Opening with a pulsating salvo of tracks – including the zeitgeist-capturing BloggingNewman’s daydreamer-like vocals perfectly encapsulate the band’s overall shimmering, metallic delivery.

Famously eschewing their very early work – hits such as Outdoor Miner, I Am the Fly and 12XU – the band concentrate fully on driving forward, with a large part of their set taken from their recently released eponymous album – their fourteenth.

There is still some small room for nostalgia though – 1991’s Drill providing one of the many set highlights, its monotone, drone-like melody and persistent rhythm boring its way into your skull, building to a frenzy.

Bassist Graham Lewis takes vocal duties on the rock n roll stomper Mekon Headman and the poppy, bittersweet In Manchester, his softer voice complementing the latter’s shuffling pace perfectly.

In typically contrary fashion, the band follow this up with Sleep-Walking a dark, brooding and almost industrial tune, with ‘new boy’ Matthew Simms creating howls of feedback and squeal from his guitar and pedals.

A world away from the undersized tracks on which Wire built their name, Sleep-Walking was a slow-paced monster, almost ten minutes long, obtuse yet hypnotic and enrapturing.

The band, consistently changing gears, then launch into the wistful Shifting, another from their recent album. It’s almost as though they delight in unsteadying their audience, pulling the rug from beneath their feet.

There’s so much variation between each of the songs on their set, from the frenetic Stealth of a Stork to the jangly Octopus, that they don’t allow their audience to settle.

But despite the differences between tunes, there are constants. Namely the massive wall of sound that Wire produce and the fact that these four men work together so tightly as musicians that it seems supernatural at times.

Just when you think you’ve got a handle on them, and understand their wilfully confounding variations, they drop yet another bombshell, ending the first part of their set with one of the best performances of any song that this writer has seen in a live setting.

It’s hard to keep an audience’s attention for the entire length of a 10 minute long song, let alone one that hinges on two chords and a huge crunch of distortion, yet that’s what the band achieve with Harpooned, the closer from their recent album.

“I set fire to the kitchen, the damage was bad/I sat down by the fountain, went quietly mad” Newman sings, as controlled chaos rings around him. Grey’s snare is hooked up with so much reverb that each slow beat is still ringing out clearly as the next one is hit.

The song’s droning layers, along with Newman’s emotional lyrics and delivery, build to a huge crescendo of noise. That’s when you realise you’re seeing something more than just the usual gig – you’re witnessing a band’s masterpiece being played out in front of you.

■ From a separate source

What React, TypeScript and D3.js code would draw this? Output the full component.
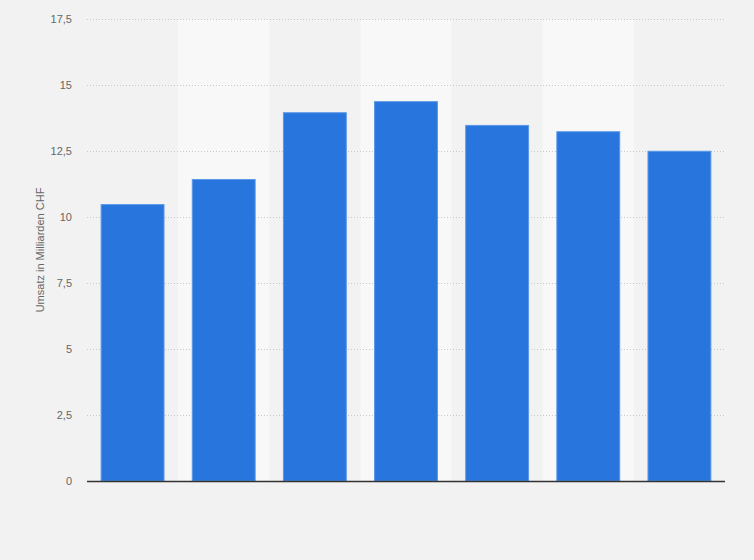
import * as d3 from "d3";

// categories are not labelled in the picture, so keep neutral keys
const categories = ["1", "2", "3", "4", "5", "6", "7"];
const revenue = [10.47, 11.42, 13.95, 14.37, 13.47, 13.23, 12.49];
const yTicks = [0, 2.5, 5, 7.5, 10, 12.5, 15, 17.5];
const yTitle = "Umsatz in Milliarden CHF";

const width = 754;
const height = 560;
const margin = { top: 19, right: 29, bottom: 79, left: 87 };
const FONT = "'Liberation Sans', Arial, Helvetica, sans-serif";

function formatTick(n: number) {
  return String(n).replace(".", ",");
}

export default function App() {
  const x = d3.scaleBand<string>()
    .domain(categories)
    .range([margin.left, width - margin.right])
    .paddingInner(0.31)
    .paddingOuter(0.155);

  const y = d3.scaleLinear()
    .domain([0, 17.5])
    .range([height - margin.bottom, margin.top]);

  const step = x.step();
  const x0 = margin.left;
  const x1 = width - margin.right;

  return (
    <svg
      width={width}
      height={height}
      style={{ position: "absolute", left: 0, top: 0, display: "block" }}
      fontFamily={FONT}
    >
      <rect width={width} height={height} fill="#f2f2f2" />

      {/* lighter alternating columns */}
      {categories.map((c, i) =>
        i % 2 === 1 ? (
          <rect
            key={"band" + c}
            x={x(c)! - (step - x.bandwidth()) / 2}
            y={y(17.5)}
            width={step}
            height={y(0) - y(17.5)}
            fill="#f8f8f8"
          />
        ) : null
      )}

      {/* grid */}
      {yTicks.filter(t => t > 0).map(t => (
        <line
          key={"g" + t}
          x1={x0}
          x2={x1}
          y1={y(t) + 0.5}
          y2={y(t) + 0.5}
          stroke="#c8c8c8"
          strokeWidth={1}
          strokeDasharray="1,2"
        />
      ))}

      {/* tick labels */}
      {yTicks.map(t => (
        <text
          key={"t" + t}
          x={72}
          y={y(t)}
          dy="0.35em"
          textAnchor="end"
          fontSize={11}
          fill="#666666"
        >
          {formatTick(t)}
        </text>
      ))}

      <text
        transform={`translate(44,${(y(0) + y(17.5)) / 2}) rotate(-90)`}
        textAnchor="middle"
        fontSize={11}
        fill="#666666"
      >
        {yTitle}
      </text>

      {/* bars */}
      {categories.map((c, i) => (
        <rect
          key={"b" + c}
          x={x(c)!}
          y={y(revenue[i])}
          width={x.bandwidth()}
          height={y(0) - y(revenue[i])}
          fill="#2876dd"
          stroke="#5b98e8"
          strokeWidth={1}
        />
      ))}

      <line
        x1={x0}
        x2={x1}
        y1={y(0) + 0.5}
        y2={y(0) + 0.5}
        stroke="#333333"
        strokeWidth={1.5}
      />
    </svg>
  );
}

It was the single heaviest, most fierce song this writer has ever witnessed – from a list of bands that includes Slayer and Sabbath. Harpooned is an apt title, as the song is truly leviathan-esque, a truly remarkable beast. It was one of those extra-special Kazimier moments that make the hairs on the back of your neck stand up.

The band then disappear, giving us just enough time to get our breath back and compose ourselves.

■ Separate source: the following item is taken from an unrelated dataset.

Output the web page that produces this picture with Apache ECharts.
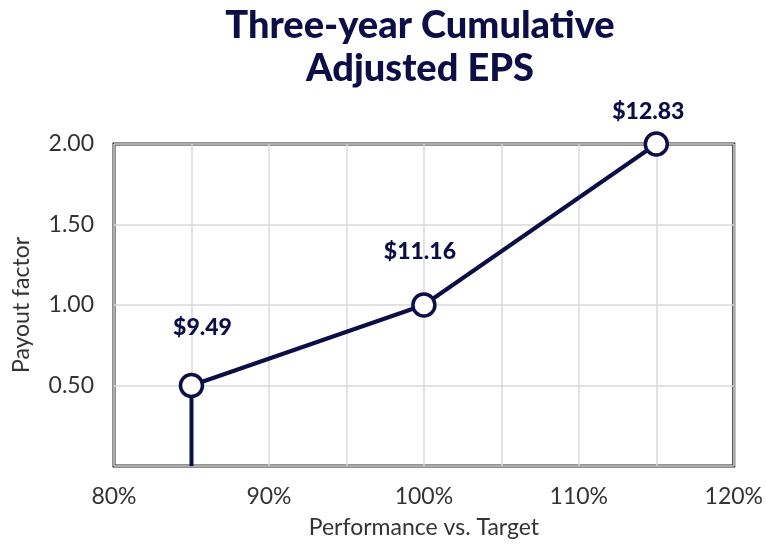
<!DOCTYPE html>
<html>
<head>
<meta charset="utf-8">
<script src="https://cdn.jsdelivr.net/npm/echarts@6/dist/echarts.min.js"></script>
<style>
  html, body { margin: 0; padding: 0; background: #fff; }
  #chart { width: 766px; height: 544px; }
</style>
</head>
<body>
<div id="chart"></div>
<script>
// performance (% of target) vs payout factor
var perf = [85, 100, 115]
var payout = [0.5, 1.0, 2.0]
var epsLabels = ['$9.49', '$11.16', '$12.83']
// label nudges, px (x, y)
var labelOffsets = [[11, -4], [-4, 1], [-8, 22]]

var navy = '#0c0e45'

var chart = echarts.init(document.getElementById('chart'))

var points = perf.map(function (p, i) {
  return {
    value: [p, payout[i]],
    label: {
      show: true,
      formatter: epsLabels[i],
      position: 'top',
      distance: 30,
      offset: labelOffsets[i]
    }
  }
})

var option = {
  animation: false,
  title: {
    text: 'Three-year Cumulative\nAdjusted EPS',
    left: 415,
    top: -1,
    textAlign: 'center',
    textStyle: {
      fontFamily: 'Lato',
      fontWeight: 900,
      fontSize: 38,
      lineHeight: 43,
      color: navy
    }
  },
  grid: {
    left: 114,
    right: 25,
    top: 144,
    bottom: 78,
    show: true,
    borderColor: '#262626',
    borderWidth: 3,
    backgroundColor: '#fff'
  },
  xAxis: {
    type: 'value',
    min: 80,
    max: 120,
    interval: 5,
    name: 'Performance vs. Target',
    nameLocation: 'middle',
    nameGap: 50,
    nameTextStyle: { fontFamily: 'Lato', fontSize: 23, color: '#333' },
    axisLine: { show: false },
    axisTick: { show: false },
    axisLabel: {
      margin: 19,
      fontFamily: 'Lato',
      fontSize: 23,
      color: '#333',
      formatter: function (v) { return v % 10 === 0 ? v + '%' : '' }
    },
    splitLine: { show: true, lineStyle: { color: '#d9d9d9', width: 1.5 } }
  },
  yAxis: {
    type: 'value',
    min: 0,
    max: 2,
    interval: 0.5,
    name: 'Payout factor',
    nameLocation: 'middle',
    nameGap: 81,
    nameTextStyle: { fontFamily: 'Lato', fontSize: 23, color: '#333' },
    axisLine: { show: false },
    axisTick: { show: false },
    axisLabel: {
      margin: 20,
      fontFamily: 'Lato',
      fontSize: 23,
      color: '#333',
      formatter: function (v) { return v === 0 ? '' : v.toFixed(2) }
    },
    splitLine: { show: true, lineStyle: { color: '#d9d9d9', width: 1.5 } }
  },
  series: [
    {
      // drop line from threshold point to the axis
      type: 'line',
      data: [[perf[0], 0], [perf[0], payout[0]]],
      symbol: 'none',
      lineStyle: { color: navy, width: 4 },
      z: 2
    },
    {
      type: 'line',
      data: points,
      symbol: 'circle',
      symbolSize: 22,
      lineStyle: { color: navy, width: 4 },
      itemStyle: { color: '#fff', borderColor: navy, borderWidth: 3.5 },
      label: {
        fontFamily: 'Lato',
        fontWeight: 900,
        fontSize: 23,
        color: navy
      },
      z: 3
    }
  ]
}

chart.setOption(option)
</script>
</body>
</html>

For their encore, the band continue to twist the audience’s brain. Directly contradicting the meaty, loping and long new tune performed before the break, they drop the 40-second long Brazil from their seminal 1977 album Pink Flag, one of the rare throwbacks to their early material.

It’s not often that a band can get away with playing less than a minute of their most popular album, yet there’s a real feeling of affection towards the band for this nod toward their past. As if to say to the older fans expecting classics “hey, we haven’t forgotten about you, we’ve just moved on to newer things”

Adore Your Island follows, an anthemic, almost stadium-rock song, with opening chords reminiscent of The Who’s Won’t Get Fooled Again. The track kind of sums the entire night up, the slow verses interspersed with a faster-than-lightning punk rock chorus, with Simms’ guitar playing one note repeated throughout.

The band wrap up with superb runthroughs of Used To and Spent, and the crowd leave supremely happy and thoroughly entertained. Lewis even takes the time to say farewell to the venue itself, a nice touch,

The youngsters in the crowd have taught a real lesson in musicianship, the older crowd have relived their youth to some degree. There was a real sense of camaraderie as fans chatted to each other after the show, revealing a broad array of accents.

Wire as musicians – as a concept even – are a bucketful of contradictions, deliberately so. Their set was full of songs both dark and light, heavy and wistful, old and new, long and short, fast and slow.

They know this, and they play their hand perfectly.